My friends Leslie and Melanie where there. William showed up. It was awesome to have so many familiar faces with us and know that we were not alone. I heard that throughout the day many friends were at the hospital some came in, some stayed out and prayed, some called, texted or e-mailed. I am grateful for every single one of them.

I took a shower and the contractions continued. Bruce has on one side of the bed and Sharon was on the other. Every contraction they would both hold my hand. My Bruce was the loving, sympathetic, tender support I needed. I would look at him and be comforted in his love and in the peace of having him right there going through it all with me, if not through the physical pain the devastation of having lost our beloved son. Sharon on the other hand was my strong, practical, always loving but firm coach. No matter what was going on around us or who was talking with one look I would let her know a contraction was coming she would focus her eyes on mine and breathe with me. Very calmly but firmly she would ask me to keep my eyes opened, look at her, relax and breathe. Breathing helped a lot, relaxing was hard I was trying to go against every fiber of my body that would want to tense up but when I was able to it helped a lot too.

About half an hour into it they came to check, I had progressed to 5 cm. At some point after that I got nauseated and threw up. They gave me some medicine for that and we kept going. Contractions became more regular and stronger. Melanie was monitoring and she said they were coming every 2 mins exactly. It felt like a lot less. I was so tired I started sleeping between contractions. A contractions would come, I would focus on Sharon, get through it and fall deep asleep, the next contraction would wake me up and it would start all over again. What I remember being the hardest is when in the middle of a contraction what was  going on became very clear. I would think "My baby is death, I'm giving birth to the still body of my baby boy, I can't do this, this is too hard!". Talk about pain! I remember even saying it out loud but Bruce and Sharon pulled me through, "You can do it, you are strong, I know it hurts but you need to do it!". 

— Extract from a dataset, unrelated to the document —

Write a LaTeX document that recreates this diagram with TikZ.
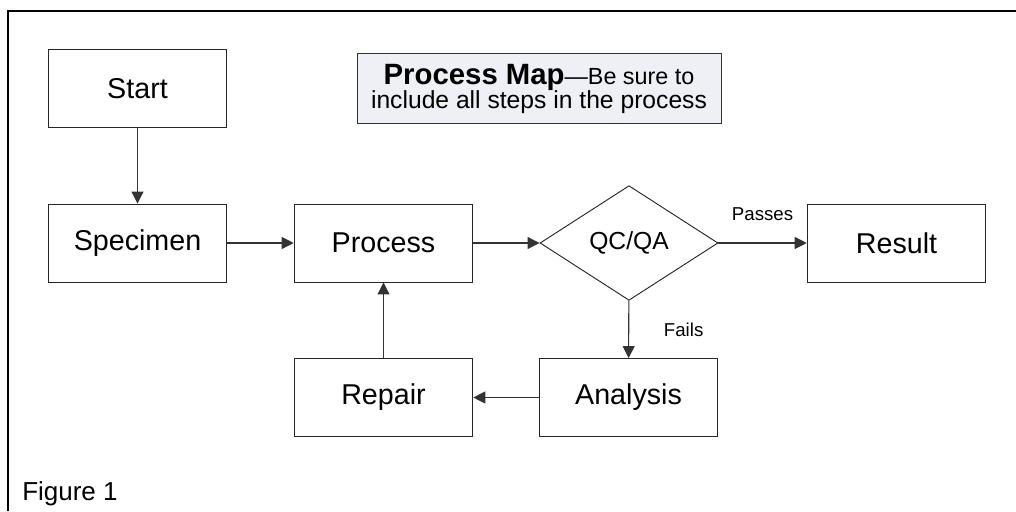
\documentclass[tikz,border=0pt]{standalone}
\usepackage{fontspec}
\setmainfont{Liberation Sans}
\usepackage{xcolor}
\usepackage{tikz}
\usetikzlibrary{arrows.meta,positioning,shapes.geometric}

\begin{document}
\begin{tikzpicture}[
    x=0.75pt,y=-0.75pt,
    stepbox/.style={draw=black!85,line width=0.7pt,minimum width=134pt,minimum height=58.5pt,
      inner sep=0pt,font=\fontsize{21.5}{24}\selectfont},
    flow/.style={draw=flowline,line width=0.8pt,-{Triangle[length=9pt,width=9pt]}},
    tag/.style={font=\fontsize{14}{16}\selectfont,inner sep=0pt}
  ]
  \colorlet{flowline}{black!80}
  \definecolor{notefill}{RGB}{238,240,245}
  \useasboundingbox (0,0) rectangle (1016,511);
  % frame
  \draw [line width=1.6pt] (8,511) -- (8,11) -- (1016,11);
  % boxes
  \node [stepbox] (start) at (137.5,88.5) {Start};
  \node [stepbox] (specimen) at (137.5,243) {Specimen};
  \node [stepbox] (process) at (383.5,243) {Process};
  \node [draw=black!85,diamond,aspect=1.55,line width=0.7pt,minimum width=133.5pt,minimum height=86pt,
    inner sep=0pt,font=\fontsize{18.5}{21}\selectfont] (qc) at (629,243) {QC/QA};
  \node [stepbox] (result) at (896.5,243) {Result};
  \node [stepbox] (analysis) at (628.5,397.5) {Analysis};
  \node [stepbox] (repair) at (383.5,397.5) {Repair};
  % note
  \node [draw=black!80,fill=notefill,line width=0.7pt,minimum width=273pt,minimum height=52pt,
    align=center,inner sep=2pt] (note) at (539,88.5)
    {{\fontsize{22}{24}\selectfont\bfseries Process Map}{\fontsize{17.5}{20}\selectfont---Be sure to}\\[-1pt]
     {\fontsize{18.5}{21}\selectfont include all steps in the process}};
  % connectors
  \draw [flow] (start) -- (specimen);
  \draw [flow] (specimen) -- (process);
  \draw [flow] (process) -- (qc);
  \draw [flow] (qc) -- node [tag,above=16pt] {Passes} (result);
  \draw [flow] (qc) -- node [tag,right=26pt] {Fails} (analysis);
  \draw [flow] (analysis) -- (repair);
  \draw [flow] (repair) -- (process);
  \node [anchor=west,font=\fontsize{19.5}{22}\selectfont,inner sep=0pt] (fig) at (22,494) {Figure 1};
\end{tikzpicture}
\end{document}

They checked me again and I was at 7 or 8 cm. Sharon said I would soon enter into transition ans shortly after it would be over. Not too long after they checked me that last time I started having the urge to push but I wasn't supposed to. Sharon sent for the doctor, she said I was in transition. Every cell of my body was telling me to push and yet I had to fight against it. If you ask me I think that is the hardest part of delivering, thankfully it didn't last long. Finally the doctor arrived he checked again, I remember yelling "I'm going to push!" and I heard the best words I could have heard anyone say at the moment, "Ok, push!". Oh the relieve! After that it was like my body knew what to do and by listening to it I did to. When a pushing contraction was coming I would count "1,2,3" and I would push. It took about three pushes and Evan was out. It was pain like any other, it burnt and then it was all over. 

They took Evan to clean him and wrap him. Shortly after they handed him to me, he was the most beautiful baby boy I've laid eyes on. The doctors and nurses stood back in perfect silence and utter respect of the moment we were living. His body was far from perfect but he is oh so precious to his mom and dad. We spent two unforgettable hours with our Evan. We had pizza dinner with friends in the room. I was feeling surprisingly well. They moved us to another room and I was finally able to rest some while Bruce and Sharon went to the airport to pick up my parents. When they came back we asked the nurse to bring Evan back to the room. Abuelos got to hold him and meet him. William held him too. It was a beautiful family time that God gifted us with and that I am very thankful for.